● **What is needed**:
Omit every picture, and retype the lines that run from the beginning of the data below through the line containing "import * as", inclusive.

-- Start of Listed entries --

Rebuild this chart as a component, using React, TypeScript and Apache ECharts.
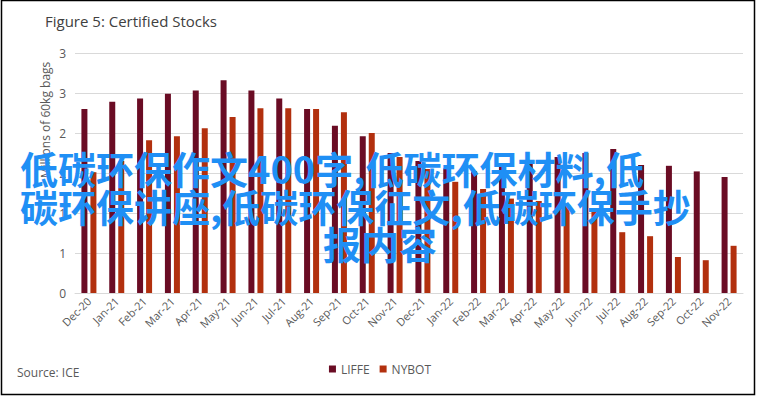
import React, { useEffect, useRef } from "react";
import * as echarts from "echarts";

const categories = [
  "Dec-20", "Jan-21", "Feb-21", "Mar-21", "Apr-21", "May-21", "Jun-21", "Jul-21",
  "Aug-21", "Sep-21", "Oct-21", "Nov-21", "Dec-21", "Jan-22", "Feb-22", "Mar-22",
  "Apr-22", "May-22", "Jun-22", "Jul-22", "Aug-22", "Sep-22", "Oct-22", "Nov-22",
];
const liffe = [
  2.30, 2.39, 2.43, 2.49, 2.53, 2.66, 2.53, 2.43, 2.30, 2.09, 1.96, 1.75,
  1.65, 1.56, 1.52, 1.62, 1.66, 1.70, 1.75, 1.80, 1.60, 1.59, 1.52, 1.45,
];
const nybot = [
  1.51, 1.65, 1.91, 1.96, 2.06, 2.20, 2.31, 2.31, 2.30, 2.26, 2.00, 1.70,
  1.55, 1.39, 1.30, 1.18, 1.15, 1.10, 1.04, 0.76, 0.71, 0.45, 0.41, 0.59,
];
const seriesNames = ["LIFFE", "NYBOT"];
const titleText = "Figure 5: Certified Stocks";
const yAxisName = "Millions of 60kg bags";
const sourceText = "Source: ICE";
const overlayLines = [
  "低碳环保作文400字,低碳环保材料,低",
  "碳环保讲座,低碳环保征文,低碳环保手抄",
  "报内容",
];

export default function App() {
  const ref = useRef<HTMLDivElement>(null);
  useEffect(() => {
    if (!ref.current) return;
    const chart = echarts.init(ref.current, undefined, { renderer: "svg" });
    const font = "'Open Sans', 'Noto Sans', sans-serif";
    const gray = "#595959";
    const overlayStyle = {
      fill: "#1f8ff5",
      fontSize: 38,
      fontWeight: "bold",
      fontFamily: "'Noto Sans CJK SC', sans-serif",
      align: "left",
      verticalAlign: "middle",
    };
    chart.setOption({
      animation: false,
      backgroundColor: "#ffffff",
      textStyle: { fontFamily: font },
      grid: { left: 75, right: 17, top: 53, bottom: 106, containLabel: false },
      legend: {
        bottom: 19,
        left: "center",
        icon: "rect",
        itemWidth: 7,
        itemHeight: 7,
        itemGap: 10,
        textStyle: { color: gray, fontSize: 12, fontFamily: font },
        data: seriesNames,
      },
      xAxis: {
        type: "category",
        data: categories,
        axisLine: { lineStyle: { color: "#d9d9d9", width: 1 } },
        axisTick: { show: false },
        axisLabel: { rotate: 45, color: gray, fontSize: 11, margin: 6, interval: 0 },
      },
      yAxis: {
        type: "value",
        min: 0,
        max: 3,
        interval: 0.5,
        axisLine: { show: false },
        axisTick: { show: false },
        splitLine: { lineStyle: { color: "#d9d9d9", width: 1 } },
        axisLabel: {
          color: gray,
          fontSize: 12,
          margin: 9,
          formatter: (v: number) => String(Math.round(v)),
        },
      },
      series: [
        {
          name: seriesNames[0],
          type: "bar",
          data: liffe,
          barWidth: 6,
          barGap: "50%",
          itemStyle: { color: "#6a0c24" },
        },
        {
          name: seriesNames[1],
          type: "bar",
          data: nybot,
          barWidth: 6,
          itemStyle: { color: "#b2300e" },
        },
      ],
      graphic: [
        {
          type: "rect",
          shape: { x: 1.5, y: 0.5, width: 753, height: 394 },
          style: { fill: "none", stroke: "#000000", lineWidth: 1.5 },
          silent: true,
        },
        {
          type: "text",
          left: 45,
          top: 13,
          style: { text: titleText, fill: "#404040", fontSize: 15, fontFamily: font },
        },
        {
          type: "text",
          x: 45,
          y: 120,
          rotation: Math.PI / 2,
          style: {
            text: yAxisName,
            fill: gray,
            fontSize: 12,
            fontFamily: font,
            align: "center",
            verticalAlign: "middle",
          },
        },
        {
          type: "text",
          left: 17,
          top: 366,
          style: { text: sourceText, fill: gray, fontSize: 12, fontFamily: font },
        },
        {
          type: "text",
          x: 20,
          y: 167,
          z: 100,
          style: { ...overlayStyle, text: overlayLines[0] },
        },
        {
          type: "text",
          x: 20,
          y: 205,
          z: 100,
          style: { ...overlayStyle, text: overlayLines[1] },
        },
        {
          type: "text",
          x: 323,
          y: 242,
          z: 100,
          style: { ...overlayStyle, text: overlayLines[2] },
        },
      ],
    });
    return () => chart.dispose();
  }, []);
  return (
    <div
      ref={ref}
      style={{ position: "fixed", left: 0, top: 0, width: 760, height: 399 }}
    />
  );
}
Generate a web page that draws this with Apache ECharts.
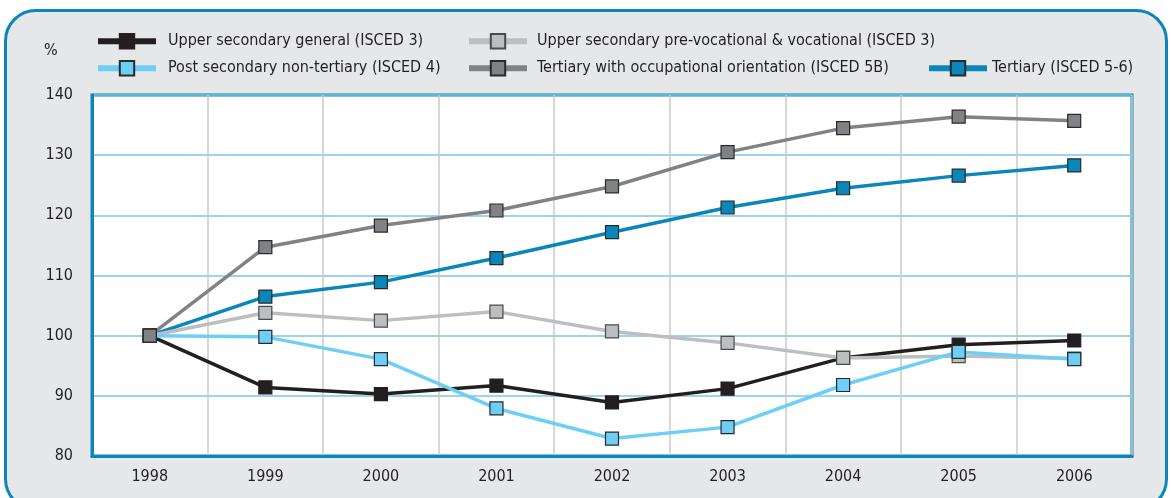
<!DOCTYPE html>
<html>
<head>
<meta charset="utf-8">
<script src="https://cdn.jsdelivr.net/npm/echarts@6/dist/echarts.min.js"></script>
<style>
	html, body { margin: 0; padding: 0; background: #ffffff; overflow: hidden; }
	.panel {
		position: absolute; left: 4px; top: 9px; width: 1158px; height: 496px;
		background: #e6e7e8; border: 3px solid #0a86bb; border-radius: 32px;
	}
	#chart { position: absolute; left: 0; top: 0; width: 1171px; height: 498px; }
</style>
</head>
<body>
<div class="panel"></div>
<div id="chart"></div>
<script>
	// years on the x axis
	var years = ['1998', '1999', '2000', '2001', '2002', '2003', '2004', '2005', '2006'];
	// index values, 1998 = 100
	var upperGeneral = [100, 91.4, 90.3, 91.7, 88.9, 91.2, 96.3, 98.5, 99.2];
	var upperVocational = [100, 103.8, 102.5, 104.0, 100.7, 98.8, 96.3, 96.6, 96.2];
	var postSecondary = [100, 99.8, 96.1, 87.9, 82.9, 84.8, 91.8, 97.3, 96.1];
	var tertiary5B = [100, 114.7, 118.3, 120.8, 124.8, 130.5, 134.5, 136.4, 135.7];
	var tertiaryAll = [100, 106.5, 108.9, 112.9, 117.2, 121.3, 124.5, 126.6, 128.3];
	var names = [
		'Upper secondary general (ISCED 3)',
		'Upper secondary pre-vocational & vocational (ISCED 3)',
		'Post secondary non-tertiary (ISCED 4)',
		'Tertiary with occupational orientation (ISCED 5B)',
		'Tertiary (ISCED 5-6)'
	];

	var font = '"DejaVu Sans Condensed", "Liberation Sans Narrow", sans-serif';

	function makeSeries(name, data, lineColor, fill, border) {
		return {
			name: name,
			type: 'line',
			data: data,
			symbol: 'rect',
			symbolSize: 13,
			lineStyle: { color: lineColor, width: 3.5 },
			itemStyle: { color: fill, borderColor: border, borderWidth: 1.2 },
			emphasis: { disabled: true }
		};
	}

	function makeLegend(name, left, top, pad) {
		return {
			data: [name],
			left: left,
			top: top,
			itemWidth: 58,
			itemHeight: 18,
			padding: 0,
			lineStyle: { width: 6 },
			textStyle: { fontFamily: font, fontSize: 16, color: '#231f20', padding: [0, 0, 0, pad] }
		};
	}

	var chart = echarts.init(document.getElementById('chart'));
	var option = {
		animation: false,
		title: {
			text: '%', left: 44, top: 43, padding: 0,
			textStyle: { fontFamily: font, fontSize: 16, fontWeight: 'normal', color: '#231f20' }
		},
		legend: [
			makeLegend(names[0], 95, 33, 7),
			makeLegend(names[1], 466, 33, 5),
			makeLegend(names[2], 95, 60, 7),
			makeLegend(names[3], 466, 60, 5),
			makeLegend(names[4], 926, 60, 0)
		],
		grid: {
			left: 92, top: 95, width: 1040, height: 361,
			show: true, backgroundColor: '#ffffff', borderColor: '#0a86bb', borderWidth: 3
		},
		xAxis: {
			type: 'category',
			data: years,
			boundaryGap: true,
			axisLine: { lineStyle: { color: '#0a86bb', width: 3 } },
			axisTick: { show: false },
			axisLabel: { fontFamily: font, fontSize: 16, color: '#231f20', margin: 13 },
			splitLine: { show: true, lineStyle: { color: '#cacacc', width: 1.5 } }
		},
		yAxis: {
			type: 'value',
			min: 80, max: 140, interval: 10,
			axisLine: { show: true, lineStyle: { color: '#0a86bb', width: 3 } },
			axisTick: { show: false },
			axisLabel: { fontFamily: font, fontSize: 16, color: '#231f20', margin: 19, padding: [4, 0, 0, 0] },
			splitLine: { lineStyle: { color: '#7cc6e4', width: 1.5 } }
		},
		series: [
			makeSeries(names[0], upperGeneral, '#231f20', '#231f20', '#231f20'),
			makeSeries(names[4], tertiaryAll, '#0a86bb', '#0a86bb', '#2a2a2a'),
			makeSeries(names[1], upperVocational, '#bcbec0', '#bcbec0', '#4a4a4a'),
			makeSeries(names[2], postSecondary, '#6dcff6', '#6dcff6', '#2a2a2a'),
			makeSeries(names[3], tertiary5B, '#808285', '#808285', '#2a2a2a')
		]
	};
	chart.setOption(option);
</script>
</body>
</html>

-- End of Listed entries --

● **Exercise answer**:
Rebuild this chart as a component, using React, TypeScript and Apache ECharts.
import React, { useEffect, useRef } from "react";
import * as echarts from "echarts";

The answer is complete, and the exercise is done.